EXTRACTED INFORMATION -
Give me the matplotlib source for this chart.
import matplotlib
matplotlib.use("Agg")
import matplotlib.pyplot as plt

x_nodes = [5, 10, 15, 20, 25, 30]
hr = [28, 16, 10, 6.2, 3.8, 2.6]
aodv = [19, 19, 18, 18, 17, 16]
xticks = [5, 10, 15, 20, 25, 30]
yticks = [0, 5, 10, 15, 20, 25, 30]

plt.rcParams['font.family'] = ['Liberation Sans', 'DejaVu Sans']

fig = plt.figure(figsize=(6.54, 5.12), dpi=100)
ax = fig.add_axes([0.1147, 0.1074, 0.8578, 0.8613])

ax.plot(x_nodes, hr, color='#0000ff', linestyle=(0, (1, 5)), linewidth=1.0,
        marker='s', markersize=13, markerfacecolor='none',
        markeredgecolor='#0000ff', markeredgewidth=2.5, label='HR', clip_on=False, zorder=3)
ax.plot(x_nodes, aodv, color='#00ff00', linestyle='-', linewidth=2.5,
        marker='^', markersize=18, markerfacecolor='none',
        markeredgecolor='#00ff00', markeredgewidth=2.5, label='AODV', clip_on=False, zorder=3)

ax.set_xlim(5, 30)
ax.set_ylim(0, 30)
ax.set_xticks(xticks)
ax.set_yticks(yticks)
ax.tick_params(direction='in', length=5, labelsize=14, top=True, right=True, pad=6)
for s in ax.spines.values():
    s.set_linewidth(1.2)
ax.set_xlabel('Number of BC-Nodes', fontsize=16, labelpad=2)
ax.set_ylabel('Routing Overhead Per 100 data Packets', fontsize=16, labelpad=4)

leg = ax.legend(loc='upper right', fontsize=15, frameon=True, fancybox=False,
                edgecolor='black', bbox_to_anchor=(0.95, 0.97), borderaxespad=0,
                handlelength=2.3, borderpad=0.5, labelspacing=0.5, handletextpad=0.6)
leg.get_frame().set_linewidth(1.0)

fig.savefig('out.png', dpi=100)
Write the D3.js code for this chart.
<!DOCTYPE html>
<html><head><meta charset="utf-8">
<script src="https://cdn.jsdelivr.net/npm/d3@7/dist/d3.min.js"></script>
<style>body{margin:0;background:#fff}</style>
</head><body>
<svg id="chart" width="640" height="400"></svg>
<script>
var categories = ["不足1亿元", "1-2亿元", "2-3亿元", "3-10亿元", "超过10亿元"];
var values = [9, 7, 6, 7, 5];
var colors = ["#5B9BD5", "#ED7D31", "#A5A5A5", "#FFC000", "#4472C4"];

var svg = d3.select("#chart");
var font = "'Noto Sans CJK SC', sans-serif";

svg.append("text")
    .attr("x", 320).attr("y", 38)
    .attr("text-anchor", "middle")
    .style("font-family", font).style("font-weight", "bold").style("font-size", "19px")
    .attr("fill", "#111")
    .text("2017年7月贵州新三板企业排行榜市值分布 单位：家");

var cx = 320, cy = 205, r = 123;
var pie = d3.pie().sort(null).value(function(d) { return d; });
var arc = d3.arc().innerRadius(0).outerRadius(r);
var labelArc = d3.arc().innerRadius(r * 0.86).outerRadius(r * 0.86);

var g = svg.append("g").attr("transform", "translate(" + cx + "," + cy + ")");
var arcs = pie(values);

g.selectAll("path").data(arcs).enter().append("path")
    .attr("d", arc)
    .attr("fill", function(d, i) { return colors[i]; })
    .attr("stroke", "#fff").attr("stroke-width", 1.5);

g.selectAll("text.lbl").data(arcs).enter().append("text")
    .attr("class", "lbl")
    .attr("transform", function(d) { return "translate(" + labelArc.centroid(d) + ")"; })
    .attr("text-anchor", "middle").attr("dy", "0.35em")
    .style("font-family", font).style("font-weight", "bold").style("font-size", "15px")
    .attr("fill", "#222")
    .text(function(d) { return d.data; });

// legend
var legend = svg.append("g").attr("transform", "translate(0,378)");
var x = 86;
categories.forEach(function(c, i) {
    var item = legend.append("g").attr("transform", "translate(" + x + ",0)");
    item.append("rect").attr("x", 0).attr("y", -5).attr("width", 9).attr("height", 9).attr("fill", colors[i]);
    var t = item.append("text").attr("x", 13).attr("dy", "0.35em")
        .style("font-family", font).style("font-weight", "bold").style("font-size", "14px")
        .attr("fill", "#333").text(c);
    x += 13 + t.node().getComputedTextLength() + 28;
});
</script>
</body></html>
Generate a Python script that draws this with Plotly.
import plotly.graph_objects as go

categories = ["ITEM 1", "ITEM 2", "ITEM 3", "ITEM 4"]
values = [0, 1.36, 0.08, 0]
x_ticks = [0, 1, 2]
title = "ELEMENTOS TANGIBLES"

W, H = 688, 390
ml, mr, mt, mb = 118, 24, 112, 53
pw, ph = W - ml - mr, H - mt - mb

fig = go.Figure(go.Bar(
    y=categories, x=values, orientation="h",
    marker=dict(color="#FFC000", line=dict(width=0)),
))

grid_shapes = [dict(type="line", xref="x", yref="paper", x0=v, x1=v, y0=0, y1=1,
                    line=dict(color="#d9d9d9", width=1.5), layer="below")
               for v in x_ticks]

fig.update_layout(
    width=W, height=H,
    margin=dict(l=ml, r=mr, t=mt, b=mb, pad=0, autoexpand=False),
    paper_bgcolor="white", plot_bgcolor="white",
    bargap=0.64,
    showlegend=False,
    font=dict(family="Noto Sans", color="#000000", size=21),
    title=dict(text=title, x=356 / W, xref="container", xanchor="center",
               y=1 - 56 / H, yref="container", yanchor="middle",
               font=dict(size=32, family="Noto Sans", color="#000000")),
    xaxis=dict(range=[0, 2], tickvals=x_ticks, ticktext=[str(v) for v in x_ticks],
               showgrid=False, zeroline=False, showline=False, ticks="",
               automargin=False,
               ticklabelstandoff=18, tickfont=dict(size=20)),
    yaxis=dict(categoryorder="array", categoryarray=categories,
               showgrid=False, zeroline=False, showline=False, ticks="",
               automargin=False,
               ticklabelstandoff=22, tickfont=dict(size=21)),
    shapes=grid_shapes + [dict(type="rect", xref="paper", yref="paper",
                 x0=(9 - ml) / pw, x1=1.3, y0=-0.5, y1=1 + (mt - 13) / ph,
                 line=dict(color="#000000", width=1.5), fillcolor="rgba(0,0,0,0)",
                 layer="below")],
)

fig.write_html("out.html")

WHAT THE EXERCISE ASKS - Quote the listing in full, please, keeping every line exact.

OUTPUT FOR THIS EXERCISE -
Give me the matplotlib source for this chart.
import matplotlib
matplotlib.use("Agg")
import matplotlib.pyplot as plt

x_nodes = [5, 10, 15, 20, 25, 30]
hr = [28, 16, 10, 6.2, 3.8, 2.6]
aodv = [19, 19, 18, 18, 17, 16]
xticks = [5, 10, 15, 20, 25, 30]
yticks = [0, 5, 10, 15, 20, 25, 30]

plt.rcParams['font.family'] = ['Liberation Sans', 'DejaVu Sans']

fig = plt.figure(figsize=(6.54, 5.12), dpi=100)
ax = fig.add_axes([0.1147, 0.1074, 0.8578, 0.8613])

ax.plot(x_nodes, hr, color='#0000ff', linestyle=(0, (1, 5)), linewidth=1.0,
        marker='s', markersize=13, markerfacecolor='none',
        markeredgecolor='#0000ff', markeredgewidth=2.5, label='HR', clip_on=False, zorder=3)
ax.plot(x_nodes, aodv, color='#00ff00', linestyle='-', linewidth=2.5,
        marker='^', markersize=18, markerfacecolor='none',
        markeredgecolor='#00ff00', markeredgewidth=2.5, label='AODV', clip_on=False, zorder=3)

ax.set_xlim(5, 30)
ax.set_ylim(0, 30)
ax.set_xticks(xticks)
ax.set_yticks(yticks)
ax.tick_params(direction='in', length=5, labelsize=14, top=True, right=True, pad=6)
for s in ax.spines.values():
    s.set_linewidth(1.2)
ax.set_xlabel('Number of BC-Nodes', fontsize=16, labelpad=2)
ax.set_ylabel('Routing Overhead Per 100 data Packets', fontsize=16, labelpad=4)

leg = ax.legend(loc='upper right', fontsize=15, frameon=True, fancybox=False,
                edgecolor='black', bbox_to_anchor=(0.95, 0.97), borderaxespad=0,
                handlelength=2.3, borderpad=0.5, labelspacing=0.5, handletextpad=0.6)
leg.get_frame().set_linewidth(1.0)

fig.savefig('out.png', dpi=100)
Write the D3.js code for this chart.
<!DOCTYPE html>
<html><head><meta charset="utf-8">
<script src="https://cdn.jsdelivr.net/npm/d3@7/dist/d3.min.js"></script>
<style>body{margin:0;background:#fff}</style>
</head><body>
<svg id="chart" width="640" height="400"></svg>
<script>
var categories = ["不足1亿元", "1-2亿元", "2-3亿元", "3-10亿元", "超过10亿元"];
var values = [9, 7, 6, 7, 5];
var colors = ["#5B9BD5", "#ED7D31", "#A5A5A5", "#FFC000", "#4472C4"];

var svg = d3.select("#chart");
var font = "'Noto Sans CJK SC', sans-serif";

svg.append("text")
    .attr("x", 320).attr("y", 38)
    .attr("text-anchor", "middle")
    .style("font-family", font).style("font-weight", "bold").style("font-size", "19px")
    .attr("fill", "#111")
    .text("2017年7月贵州新三板企业排行榜市值分布 单位：家");

var cx = 320, cy = 205, r = 123;
var pie = d3.pie().sort(null).value(function(d) { return d; });
var arc = d3.arc().innerRadius(0).outerRadius(r);
var labelArc = d3.arc().innerRadius(r * 0.86).outerRadius(r * 0.86);

var g = svg.append("g").attr("transform", "translate(" + cx + "," + cy + ")");
var arcs = pie(values);

g.selectAll("path").data(arcs).enter().append("path")
    .attr("d", arc)
    .attr("fill", function(d, i) { return colors[i]; })
    .attr("stroke", "#fff").attr("stroke-width", 1.5);

g.selectAll("text.lbl").data(arcs).enter().append("text")
    .attr("class", "lbl")
    .attr("transform", function(d) { return "translate(" + labelArc.centroid(d) + ")"; })
    .attr("text-anchor", "middle").attr("dy", "0.35em")
    .style("font-family", font).style("font-weight", "bold").style("font-size", "15px")
    .attr("fill", "#222")
    .text(function(d) { return d.data; });

// legend
var legend = svg.append("g").attr("transform", "translate(0,378)");
var x = 86;
categories.forEach(function(c, i) {
    var item = legend.append("g").attr("transform", "translate(" + x + ",0)");
    item.append("rect").attr("x", 0).attr("y", -5).attr("width", 9).attr("height", 9).attr("fill", colors[i]);
    var t = item.append("text").attr("x", 13).attr("dy", "0.35em")
        .style("font-family", font).style("font-weight", "bold").style("font-size", "14px")
        .attr("fill", "#333").text(c);
    x += 13 + t.node().getComputedTextLength() + 28;
});
</script>
</body></html>
Generate a Python script that draws this with Plotly.
import plotly.graph_objects as go

categories = ["ITEM 1", "ITEM 2", "ITEM 3", "ITEM 4"]
values = [0, 1.36, 0.08, 0]
x_ticks = [0, 1, 2]
title = "ELEMENTOS TANGIBLES"

W, H = 688, 390
ml, mr, mt, mb = 118, 24, 112, 53
pw, ph = W - ml - mr, H - mt - mb

fig = go.Figure(go.Bar(
    y=categories, x=values, orientation="h",
    marker=dict(color="#FFC000", line=dict(width=0)),
))

grid_shapes = [dict(type="line", xref="x", yref="paper", x0=v, x1=v, y0=0, y1=1,
                    line=dict(color="#d9d9d9", width=1.5), layer="below")
               for v in x_ticks]

fig.update_layout(
    width=W, height=H,
    margin=dict(l=ml, r=mr, t=mt, b=mb, pad=0, autoexpand=False),
    paper_bgcolor="white", plot_bgcolor="white",
    bargap=0.64,
    showlegend=False,
    font=dict(family="Noto Sans", color="#000000", size=21),
    title=dict(text=title, x=356 / W, xref="container", xanchor="center",
               y=1 - 56 / H, yref="container", yanchor="middle",
               font=dict(size=32, family="Noto Sans", color="#000000")),
    xaxis=dict(range=[0, 2], tickvals=x_ticks, ticktext=[str(v) for v in x_ticks],
               showgrid=False, zeroline=False, showline=False, ticks="",
               automargin=False,
               ticklabelstandoff=18, tickfont=dict(size=20)),
    yaxis=dict(categoryorder="array", categoryarray=categories,
               showgrid=False, zeroline=False, showline=False, ticks="",
               automargin=False,
               ticklabelstandoff=22, tickfont=dict(size=21)),
    shapes=grid_shapes + [dict(type="rect", xref="paper", yref="paper",
                 x0=(9 - ml) / pw, x1=1.3, y0=-0.5, y1=1 + (mt - 13) / ph,
                 line=dict(color="#000000", width=1.5), fillcolor="rgba(0,0,0,0)",
                 layer="below")],
)

fig.write_html("out.html")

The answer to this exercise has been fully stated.